** START Information shown **
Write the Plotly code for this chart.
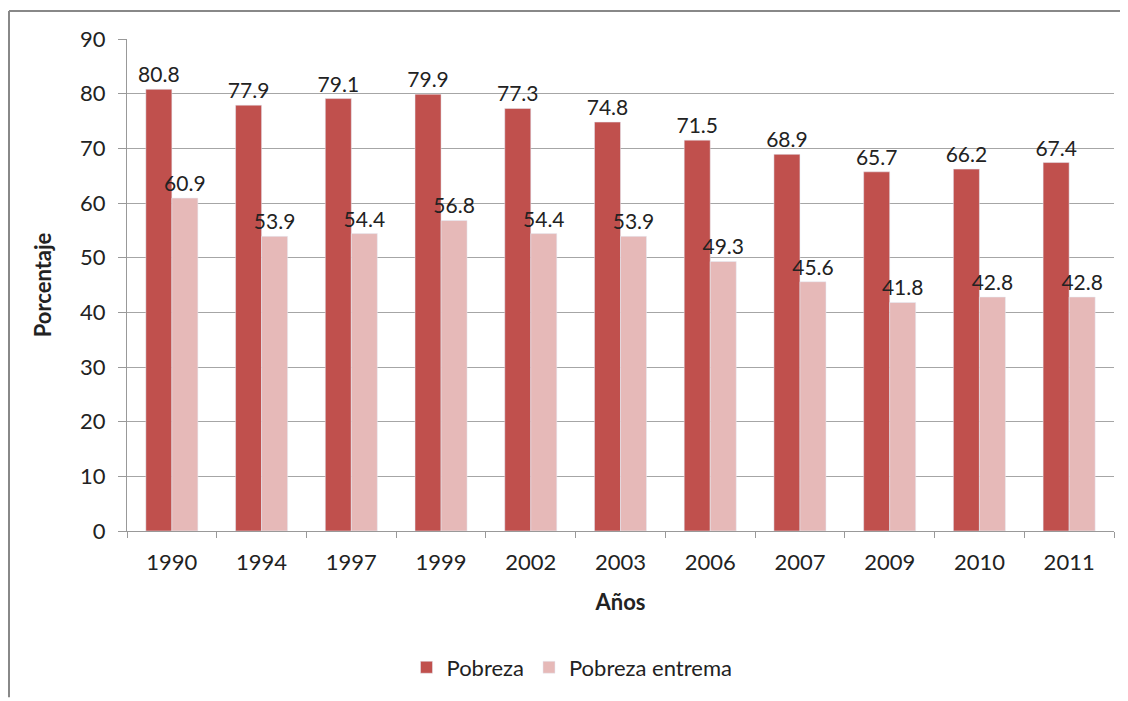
import plotly.graph_objects as go

years = ["1990", "1994", "1997", "1999", "2002", "2003", "2006", "2007", "2009", "2010", "2011"]
pobreza = [80.8, 77.9, 79.1, 79.9, 77.3, 74.8, 71.5, 68.9, 65.7, 66.2, 67.4]
pobreza_extrema = [60.9, 53.9, 54.4, 56.8, 54.4, 53.9, 49.3, 45.6, 41.8, 42.8, 42.8]
y_ticks = [0, 10, 20, 30, 40, 50, 60, 70, 80, 90]

FONT = "Lato, 'Open Sans', sans-serif"
OFF = 8  # page body margin
W, H = 1128 - OFF, 701 - OFF
L, R, T, B = 127 - OFF, 14, 39 - OFF, 168
pw, ph = W - L - R, H - T - B

fig = go.Figure()
fig.add_trace(go.Bar(
    x=years, y=pobreza, name="Pobreza", marker_color="#C0504D",
    text=[f"{v:.1f}" for v in pobreza], textposition="outside", constraintext="none",
    textfont=dict(size=21, color="#222222"), cliponaxis=False,
))
fig.add_trace(go.Bar(
    x=years, y=pobreza_extrema, name="Pobreza entrema", marker_color="#E6B9B8",
    text=[f"{v:.1f}" for v in pobreza_extrema], textposition="outside", constraintext="none",
    textfont=dict(size=21, color="#222222"), cliponaxis=False,
))

def px_x(x):
    return (x - OFF - L) / pw

def px_y(y):
    return (H - B - (y - OFF)) / ph

fig.update_layout(
    width=W, height=H,
    margin=dict(l=L, r=R, t=T, b=B),
    paper_bgcolor="white", plot_bgcolor="white",
    barmode="group", bargap=0.42, bargroupgap=0,
    font=dict(family=FONT, size=21, color="#222222"),
    showlegend=True,
    legend=dict(orientation="h", x=px_x(572), xanchor="center", y=px_y(670), yanchor="middle",
                font=dict(size=22), traceorder="normal"),
    xaxis=dict(
        type="category", showline=True, linecolor="#999999", linewidth=1,
        ticks="outside", tickson="boundaries", ticklen=6, tickcolor="#999999",
        tickfont=dict(size=22), ticklabelstandoff=12,
        title=dict(text="<b>Años</b>", font=dict(size=22), standoff=20),
    ),
    yaxis=dict(
        range=[0, 90], tickvals=y_ticks, showline=True, linecolor="#999999", linewidth=1,
        ticks="outside", ticklen=8, tickcolor="#999999",
        gridcolor="#A6A6A6", gridwidth=1, zeroline=False,
        tickfont=dict(size=22), ticklabelstandoff=8,
        title=dict(text="<b>Porcentaje</b>", font=dict(size=22), standoff=22),
    ),
    shapes=[
        dict(type="line", xref="paper", yref="paper", x0=px_x(9), x1=px_x(1127), y0=px_y(11), y1=px_y(11),
             line=dict(color="#888888", width=2)),
        dict(type="line", xref="paper", yref="paper", x0=px_x(9), x1=px_x(9), y0=px_y(11), y1=px_y(700),
             line=dict(color="#888888", width=2)),
    ],
)

fig.write_html("out.html")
** END Information shown **
» Task directions: Return the listing above word for word, with the pictures removed.

» Answer for the task:
Write the Plotly code for this chart.
import plotly.graph_objects as go

years = ["1990", "1994", "1997", "1999", "2002", "2003", "2006", "2007", "2009", "2010", "2011"]
pobreza = [80.8, 77.9, 79.1, 79.9, 77.3, 74.8, 71.5, 68.9, 65.7, 66.2, 67.4]
pobreza_extrema = [60.9, 53.9, 54.4, 56.8, 54.4, 53.9, 49.3, 45.6, 41.8, 42.8, 42.8]
y_ticks = [0, 10, 20, 30, 40, 50, 60, 70, 80, 90]

FONT = "Lato, 'Open Sans', sans-serif"
OFF = 8  # page body margin
W, H = 1128 - OFF, 701 - OFF
L, R, T, B = 127 - OFF, 14, 39 - OFF, 168
pw, ph = W - L - R, H - T - B

fig = go.Figure()
fig.add_trace(go.Bar(
    x=years, y=pobreza, name="Pobreza", marker_color="#C0504D",
    text=[f"{v:.1f}" for v in pobreza], textposition="outside", constraintext="none",
    textfont=dict(size=21, color="#222222"), cliponaxis=False,
))
fig.add_trace(go.Bar(
    x=years, y=pobreza_extrema, name="Pobreza entrema", marker_color="#E6B9B8",
    text=[f"{v:.1f}" for v in pobreza_extrema], textposition="outside", constraintext="none",
    textfont=dict(size=21, color="#222222"), cliponaxis=False,
))

def px_x(x):
    return (x - OFF - L) / pw

def px_y(y):
    return (H - B - (y - OFF)) / ph

fig.update_layout(
    width=W, height=H,
    margin=dict(l=L, r=R, t=T, b=B),
    paper_bgcolor="white", plot_bgcolor="white",
    barmode="group", bargap=0.42, bargroupgap=0,
    font=dict(family=FONT, size=21, color="#222222"),
    showlegend=True,
    legend=dict(orientation="h", x=px_x(572), xanchor="center", y=px_y(670), yanchor="middle",
                font=dict(size=22), traceorder="normal"),
    xaxis=dict(
        type="category", showline=True, linecolor="#999999", linewidth=1,
        ticks="outside", tickson="boundaries", ticklen=6, tickcolor="#999999",
        tickfont=dict(size=22), ticklabelstandoff=12,
        title=dict(text="<b>Años</b>", font=dict(size=22), standoff=20),
    ),
    yaxis=dict(
        range=[0, 90], tickvals=y_ticks, showline=True, linecolor="#999999", linewidth=1,
        ticks="outside", ticklen=8, tickcolor="#999999",
        gridcolor="#A6A6A6", gridwidth=1, zeroline=False,
        tickfont=dict(size=22), ticklabelstandoff=8,
        title=dict(text="<b>Porcentaje</b>", font=dict(size=22), standoff=22),
    ),
    shapes=[
        dict(type="line", xref="paper", yref="paper", x0=px_x(9), x1=px_x(1127), y0=px_y(11), y1=px_y(11),
             line=dict(color="#888888", width=2)),
        dict(type="line", xref="paper", yref="paper", x0=px_x(9), x1=px_x(9), y0=px_y(11), y1=px_y(700),
             line=dict(color="#888888", width=2)),
    ],
)

fig.write_html("out.html")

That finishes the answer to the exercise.